Another option, similar to creating a ‘bubble’ is for students to remain with the same small group all year, but have different teachers. Instead of the traditional middle and high school approach where students go from one class to another each period, this type of rotation would have teachers moving from class to class.
In the example above, you can see a schedule for two different teachers on the same day for a school using a 4×4 block schedule with a flex period for intervention and enrichment. Note that the groups represent different groups of students (Group A, Group B, etc.) and that their location during the day doesn’t change. Instead, teachers move from group to group.
Since the groups of students will be smaller, and students will not be interacting with other large groups, this could cut down on any viral transmission.
Mix and Match
There are certainly a lot of options schools are considering. And each of them can be bent and molded to fit the needs of different schools, perhaps taking pieces from each model and combining them into something new. It’s almost like choosing items from an a la carte menu.
Consider one option: A hybrid model with station rotation. In this approach, students would meet at school only a few days out of the week. Instead of just splitting the school population into two groups, students could be organized into more, and smaller groups or ‘bubbles’ assigned to one teacher. A school could even adopt this method and extend to year-round learning.
Pros and Cons
Even if your school isn’t changing it’s schedule, things are still going to change. What could this change mean? Well, there’s the bad change, and then there’s the good.
The bad: staff cuts, staff with two or more roles, lack of PD for teachers, zero or reduced school assemblies and field trips, resources spent on extra cleaning and safety measures like masks etc., child-care stresses for parents,
The good: Finding new ways to do things can lead to solutions no one thought of before. Sometimes things are done a certain way because, well, they’ve always been done that way. This school year, that mindset going out the window. A complete severance from tradition means thinking of new ways to help students learn.
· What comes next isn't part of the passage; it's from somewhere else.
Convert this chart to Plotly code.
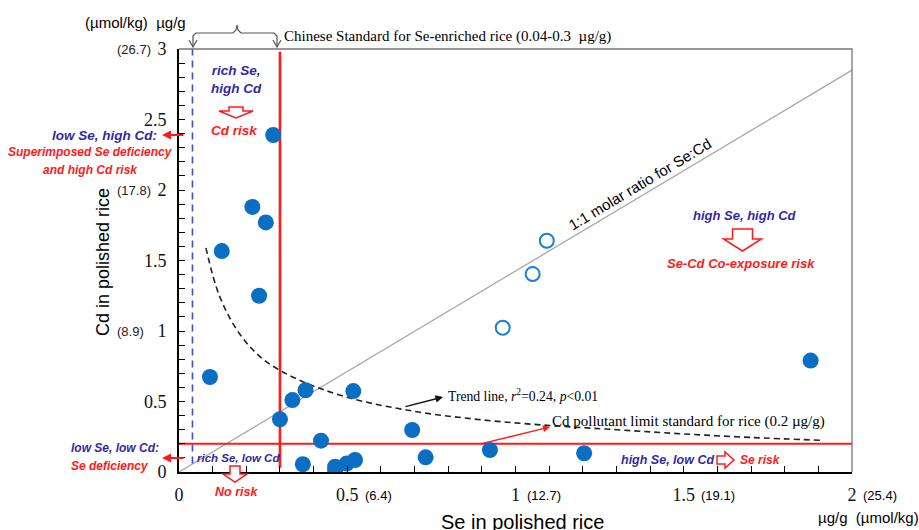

Don’t devalue one-on-one support.
We’re going to use a tired phrase here because we really mean it: now more than ever, students need personalized support. And not just to close learning gaps. In one way or another, this school year as we knew it came to an abrupt end, adding to or creating feelings of loss and helplessness for students. They couldn’t see their friends, their teachers, participate in big events. Their lives were turned upside-down, and for many, that meant being stuck in a home that was unsafe.
So yes, now more than ever, students are going to need social and emotional support. This cannot be left out of the school schedule.
Change is scary, especially when you didn’t see it coming. The drawbacks to this situation come in loud and clear, and we’re not trying to gloss over them. But if students, and what is best for them, is truly kept front and center, it could lead to their best learning yet.